MTV debuted the year I graduated from college, and I watched it avidly until it morphed from music television to ridiculous reality television. Wham woke me up before I went-went. I danced along in big shoulder pads as George Michael made tight jeans, white T, and black leather jacket and boots an 80s uniform. And watched that same iconic jacket go up in flames as Linda Evangelista, Naomi Campbell, Christy Turlington, and Cindy Crawford lip-synced on the sultry Freedom video. He rocked the five o’clock shadow long before it became hipster-popular. I’d heard that he was working on new material and a Wham documentary recently. I hope we get to hear and see some of it.

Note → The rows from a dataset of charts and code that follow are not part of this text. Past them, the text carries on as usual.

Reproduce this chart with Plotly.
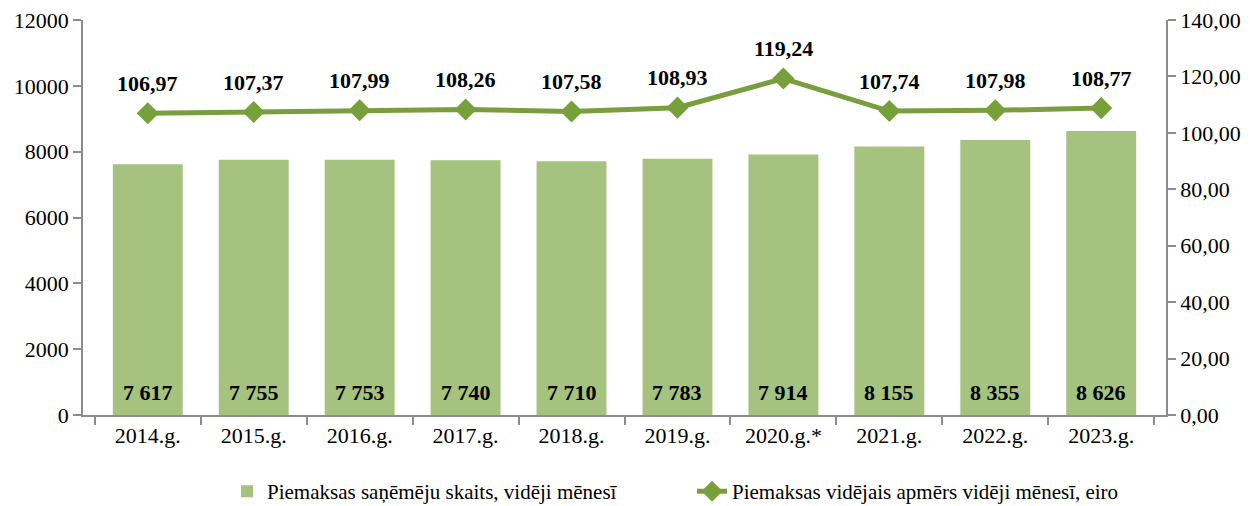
import plotly.graph_objects as go

years = ["2014.g.", "2015.g.", "2016.g.", "2017.g.", "2018.g.", "2019.g.", "2020.g.*", "2021.g.", "2022.g.", "2023.g."]
recipients = [7617, 7755, 7753, 7740, 7710, 7783, 7914, 8155, 8355, 8626]
avg_amount = [106.97, 107.37, 107.99, 108.26, 107.58, 108.93, 119.24, 107.74, 107.98, 108.77]

bar_name = "Piemaksas saņēmēju skaits, vidēji mēnesī"
line_name = "Piemaksas vidējais apmērs vidēji mēnesī, eiro"

FONT = "Liberation Serif"
AXIS_COL = "#8c8c8c"

fig = go.Figure()
fig.add_trace(go.Bar(
    x=years, y=recipients, name=bar_name,
    marker=dict(color="#a5c27e", line=dict(width=0)),
    hoverinfo="x+y",
))
fig.add_trace(go.Scatter(
    x=years, y=avg_amount, name=line_name, yaxis="y2", mode="lines+markers",
    line=dict(color="#7a9e3f", width=5),
    marker=dict(symbol="diamond", size=17, color="#76a03a", line=dict(width=0)),
))

label_font = dict(family=FONT, size=22, color="black", weight="bold")
annotations = [
    dict(x=x, y=v, xref="x", yref="y2", text=f"{v:.2f}".replace(".", ","),
         showarrow=False, yshift=30, font=label_font)
    for x, v in zip(years, avg_amount)
] + [
    dict(x=x, y=0, xref="x", yref="y", text=f"{v:,}".replace(",", " "),
         showarrow=False, yanchor="bottom", yshift=8, font=label_font)
    for x, v in zip(years, recipients)
]

axis_common = dict(showline=True, linecolor=AXIS_COL, linewidth=1.5, ticks="outside",
                   ticklen=8, tickcolor=AXIS_COL, tickwidth=1.5, showgrid=False,
                   automargin=False, tickfont=dict(family=FONT, size=22, color="black"))

fig.update_layout(
    width=1250, height=506,
    margin=dict(l=83, r=84, t=20, b=91, autoexpand=False),
    paper_bgcolor="white", plot_bgcolor="white",
    separators=", ",
    bargap=0.34,
    font=dict(family=FONT, size=20, color="black"),
    showlegend=True,
    legend=dict(orientation="h", x=0.133, xanchor="left", y=-0.142, yanchor="top",
                font=dict(family=FONT, size=21, color="black"),
                entrywidth=420, entrywidthmode="pixels",
                traceorder="normal"),
    annotations=annotations,
    xaxis=dict(tickson="boundaries", **axis_common),
    yaxis=dict(range=[0, 12000], dtick=2000, tickformat="d", zeroline=False, **axis_common),
    yaxis2=dict(range=[0, 140], dtick=20, tickformat=".2f", overlaying="y", side="right",
                zeroline=False, **axis_common),
)

fig.write_html("out.html", config={"displayModeBar": False},
               post_script="document.body.style.margin='0px';document.body.style.overflow='hidden';")
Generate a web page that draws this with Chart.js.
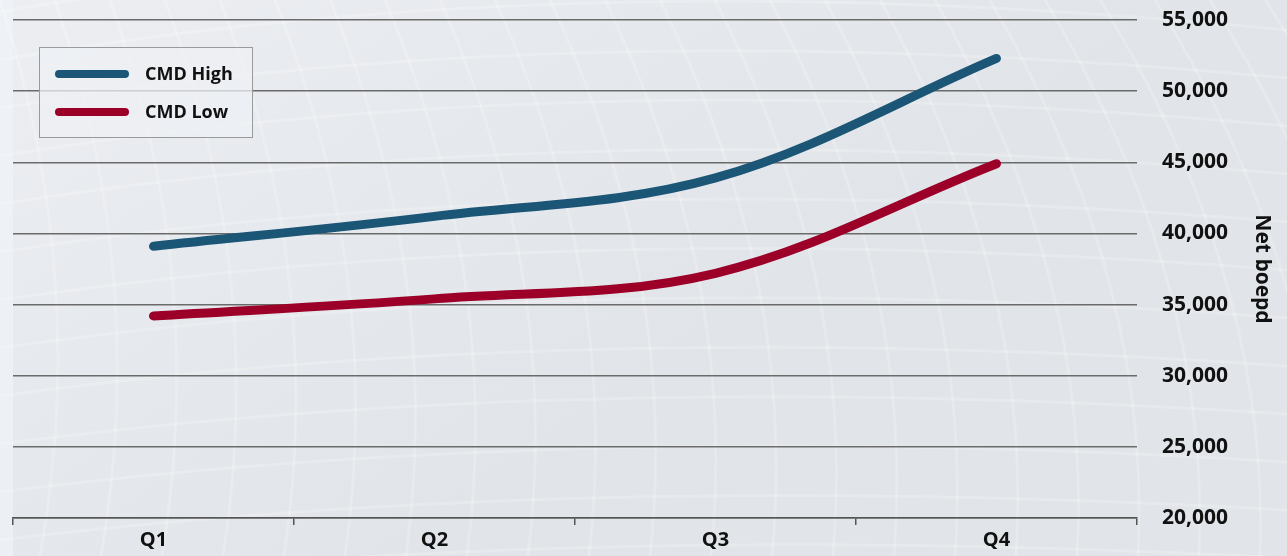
<!DOCTYPE html>
<html>
<head>
<meta charset="utf-8">
<script src="https://cdn.jsdelivr.net/npm/chart.js@4"></script>
<style>
  html, body { margin: 0; padding: 0; background: #e6e9ed; }
  #wrap { width: 1287px; height: 556px; position: relative; }
</style>
</head>
<body>
<div id="wrap"><canvas id="boepdChart"></canvas></div>
<script>
const quarters = ["Q1", "Q2", "Q3", "Q4"];
const cmdHigh = [39100, 41200, 43900, 52300];
const cmdLow = [34200, 35400, 37200, 44900];
const yMin = 20000;
const yMax = 55000;
const yStep = 5000;

const BOLD = "'Open Sans', 'DejaVu Sans', sans-serif";

// light grey backdrop with a faint wire mesh
const backdrop = {
  id: "backdrop",
  beforeDraw(chart) {
    const ctx = chart.ctx;
    const w = chart.width, h = chart.height;
    ctx.save();
    const g = ctx.createLinearGradient(0, 0, w * 0.3, h);
    g.addColorStop(0, "#eceef2");
    g.addColorStop(0.5, "#e6e9ed");
    g.addColorStop(1, "#e1e4e8");
    ctx.fillStyle = g;
    ctx.fillRect(0, 0, w, h);
    ctx.fillStyle = "rgba(240,243,248,0.7)";
    ctx.fillRect(0, 0, 13, h);
    ctx.strokeStyle = "rgba(255,255,255,0.22)";
    ctx.lineWidth = 3;
    for (let i = -6; i < 30; i++) {
      const x = i * 55;
      ctx.beginPath();
      ctx.moveTo(x, 0);
      ctx.quadraticCurveTo(x + 90 + i * 4, h * 0.5, x + 40 + i * 6, h);
      ctx.stroke();
    }
    for (let j = -4; j < 14; j++) {
      const y = j * 48;
      ctx.beginPath();
      ctx.moveTo(0, y + 60);
      ctx.quadraticCurveTo(w * 0.45, y - 40 + j * 3, w, y + 30);
      ctx.stroke();
    }
    ctx.restore();
  }
};

// boxed legend drawn over the plot area
const boxLegend = {
  id: "boxLegend",
  afterDraw(chart) {
    const ctx = chart.ctx;
    ctx.save();
    ctx.fillStyle = "rgba(238,240,244,0.75)";
    ctx.fillRect(39.5, 47.5, 213, 90);
    ctx.strokeStyle = "#9a9a9a";
    ctx.lineWidth = 1;
    ctx.strokeRect(39.5, 47.5, 213, 90);
    chart.data.datasets.forEach((ds, i) => {
      const y = 74 + i * 38;
      ctx.beginPath();
      ctx.moveTo(59, y);
      ctx.lineTo(125, y);
      ctx.lineWidth = 8;
      ctx.lineCap = "round";
      ctx.strokeStyle = ds.borderColor;
      ctx.stroke();
      ctx.fillStyle = "#111";
      ctx.font = "700 18px " + BOLD;
      ctx.textBaseline = "middle";
      ctx.fillText(ds.label, 145, y + 1);
    });
    ctx.restore();
  }
};

new Chart(document.getElementById("boepdChart"), {
  type: "line",
  data: {
    labels: quarters,
    datasets: [
      {
        label: "CMD High",
        data: cmdHigh,
        borderColor: "#1b5677",
        borderWidth: 9,
        borderCapStyle: "round",
        pointRadius: 0,
        tension: 0.35,
      },
      {
        label: "CMD Low",
        data: cmdLow,
        borderColor: "#9c0029",
        borderWidth: 9,
        borderCapStyle: "round",
        pointRadius: 0,
        tension: 0.35,
      },
    ],
  },
  options: {
    responsive: true,
    maintainAspectRatio: false,
    animation: false,
    layout: { padding: { left: 13, top: 20, right: 0, bottom: 0 } },
    plugins: {
      legend: { display: false },
      tooltip: { enabled: false },
    },
    scales: {
      x: {
        offset: true,
        grid: {
          offset: true,
          drawOnChartArea: false,
          drawTicks: true,
          tickLength: 7,
          color: "#555",
          lineWidth: 1.5,
        },
        border: { display: true, color: "#555", width: 1.5 },
        ticks: {
          color: "#111",
          font: { family: BOLD, size: 20, weight: "700" },
          padding: 3,
        },
        afterFit(scale) {
          scale.height = 38;
        },
      },
      y: {
        position: "right",
        min: yMin,
        max: yMax,
        // invisible tick marks push the labels away from the plot
        grid: {
          color: "#6b6b6b",
          lineWidth: 1.5,
          drawTicks: true,
          tickLength: 25,
          tickColor: "rgba(0,0,0,0)",
        },
        border: { display: false },
        ticks: {
          stepSize: yStep,
          padding: 0,
          color: "#111",
          font: { family: BOLD, size: 21, weight: "700" },
          callback: (v) => v.toLocaleString("en-US"),
        },
        title: {
          display: true,
          text: "Net boepd",
          color: "#111",
          font: { family: BOLD, size: 21, weight: "700" },
          padding: { top: 12, bottom: 0 },
        },
        afterFit(scale) {
          scale.width = 150;
        },
      },
    },
  },
  plugins: [backdrop, boxLegend],
});
</script>
</body>
</html>
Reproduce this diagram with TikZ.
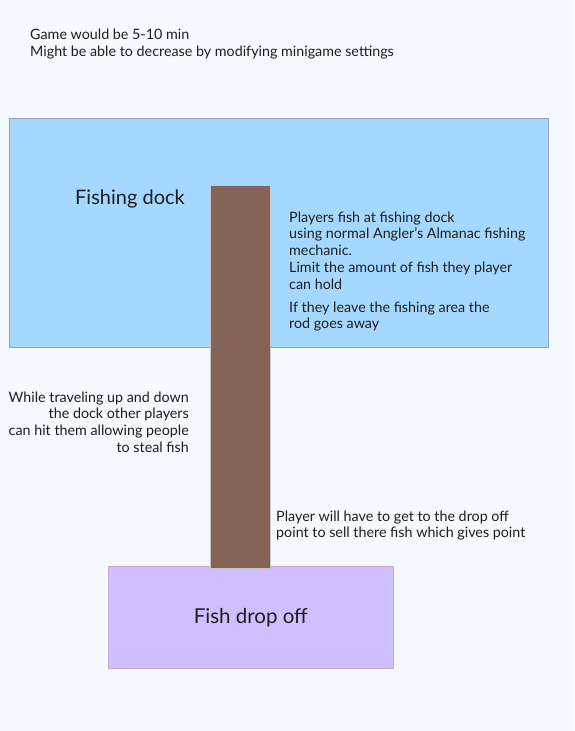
\documentclass[tikz,border=0pt]{standalone}
\usepackage{fontspec}
\setmainfont{Lato}
\usetikzlibrary{positioning}
\definecolor{bgcol}{HTML}{F5FAFF}
\definecolor{waterblue}{HTML}{A5D8FF}
\definecolor{dockbrown}{HTML}{846358}
\definecolor{droppurple}{HTML}{D0BFFF}
\definecolor{inkcol}{HTML}{1E1E1E}
\tikzstyle{area} = [rectangle, anchor=north west, inner sep=0pt, draw=gray!70!blue!60, fill=waterblue, line width=0.6pt]
\tikzstyle{dock} = [rectangle, anchor=north west, inner sep=0pt, draw=gray!45, fill=dockbrown, line width=0.8pt]
\tikzstyle{dropoff} = [rectangle, anchor=north west, inner sep=0pt, draw=violet!35, fill=droppurple, line width=0.6pt, font=\fontsize{20.5}{24}\selectfont, text=inkcol]
\tikzstyle{note} = [inner sep=0pt, text=inkcol, font=\fontsize{14.3}{16.7}\selectfont]
\tikzstyle{title} = [inner sep=0pt, text=inkcol, font=\fontsize{20}{24}\selectfont]

\begin{document}
\begin{tikzpicture}[x=1pt, y=-1pt]
        \useasboundingbox [fill=bgcol] (0,0) rectangle (574,731);
        % top remark
        \node (timing) [note, anchor=north west, align=left, font=\fontsize{14.3}{17}\selectfont] at (30,29) {Game would be 5-10 min\\Might be able to decrease by modifying minigame settings};

        \node (water) [area, minimum width=539pt, minimum height=229pt] at (9,118) {};
        \node (drop) [dropoff, minimum width=285pt, minimum height=102pt] at (108,566) {Fish drop off};
        \node (pier) [dock, minimum width=60pt, minimum height=383pt] at (210,185) {};

        \node (dockname) [title] at (130,199) {Fishing dock};

        \node (fishrule) [note, anchor=north west, align=left] at (289,211.5) {Players fish at fishing dock\\using normal Angler's Almanac fishing\\mechanic.\\Limit the amount of fish they player\\can hold};
        \node (rodrule) [note, anchor=north west, align=left] at (289,301.5) {If they leave the fishing area the\\rod goes away};

        \node (travel) [note, anchor=north east, align=right] at (189,391.5) {While traveling up and down\\the dock other players\\can hit them allowing people\\to steal fish};
        \node (sell) [note, anchor=north west, align=left] at (276,510.5) {Player will have to get to the drop off\\point to sell there fish which gives point};
      \end{tikzpicture}
\end{document}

I’ve had a crush on Alan Rickman since he played the soft-spoken scary villain Hans Gruber in Die Hard. The classically trained Royal Shakespeare Company actor portrayed my favorite Harry Potter character, Severus Snape, where that same soft/stern voice struck terror in the hearts of Hogwarts students. And I even adored him as the cheating Harry in Love Actually. I doubt anyone will have his power to charm and chill us simultaneously as he did.
The cliché statement that they’re “gone too soon” applies to them and many others who died this year. I’m not certain what “not too soon” would mean exactly, and who is the arbiter of appropriately timed death, but when the artists feel like peers, it seems too soon to me. More and more of those who pass are from my generation than from my parents’ or grandparents’ – eras that already seemed bygone to me. This is my era, and I’m not ready for it to be bygone yet.